Hacker News new | ask | show | jobs
by vunderba 503 days ago
Please read TFA. The conclusion of the article isn't nearly so simplistic, they're just suggesting that you have to be aware of the natural strengths and weaknesses of LLMs, even multi modal ones particularly around visual pattern recognition vs quantitative pattern recognition.

And yes, the idea that the initial context can sometimes predispose the LLM to consider things in a more narrow manner than a user might otherwise want is definitely well known.

1 comments

The title of the article is "Your AI Can't See Gorillas". That seems demonstrably false.

The article says:

> Furthermore, their data analysis capabilities seem to focus much more on quantitative metrics and summary statistics, and less on the visual structure of the data

Again, this seems false - or, at best, misleading. I had no problem getting AI to focus on visual structure of the data without any tricks.
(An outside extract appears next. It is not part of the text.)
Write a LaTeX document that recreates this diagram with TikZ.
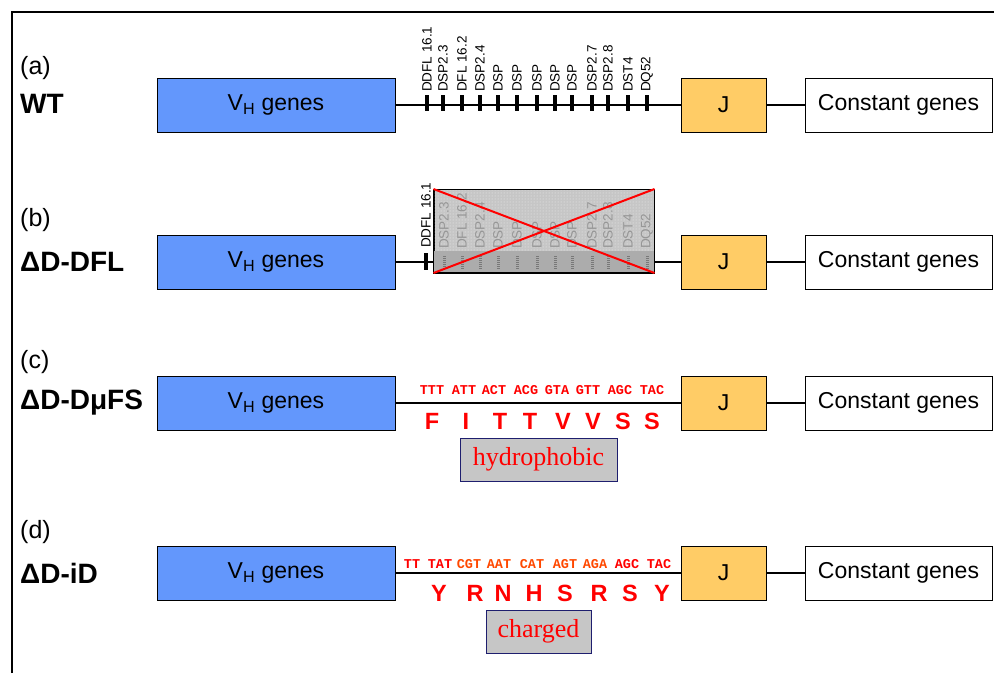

A more fair statement would be "If you ask an AI a bunch of questions about summary statistics and then show it a scatterplot with an image, then it might continue to focus on summary statistics". But that's not what the concluding paragraph states, and it's not what the title states, either.

you knew that there was a visual gag in there before asking it to.

if you didnt know it was there, and took a look at only the text output, the llm would not have found it to tell you its there

Yeah the people "it gives you the answer when you give it the answer" have kind of ruined my morning. Oh well.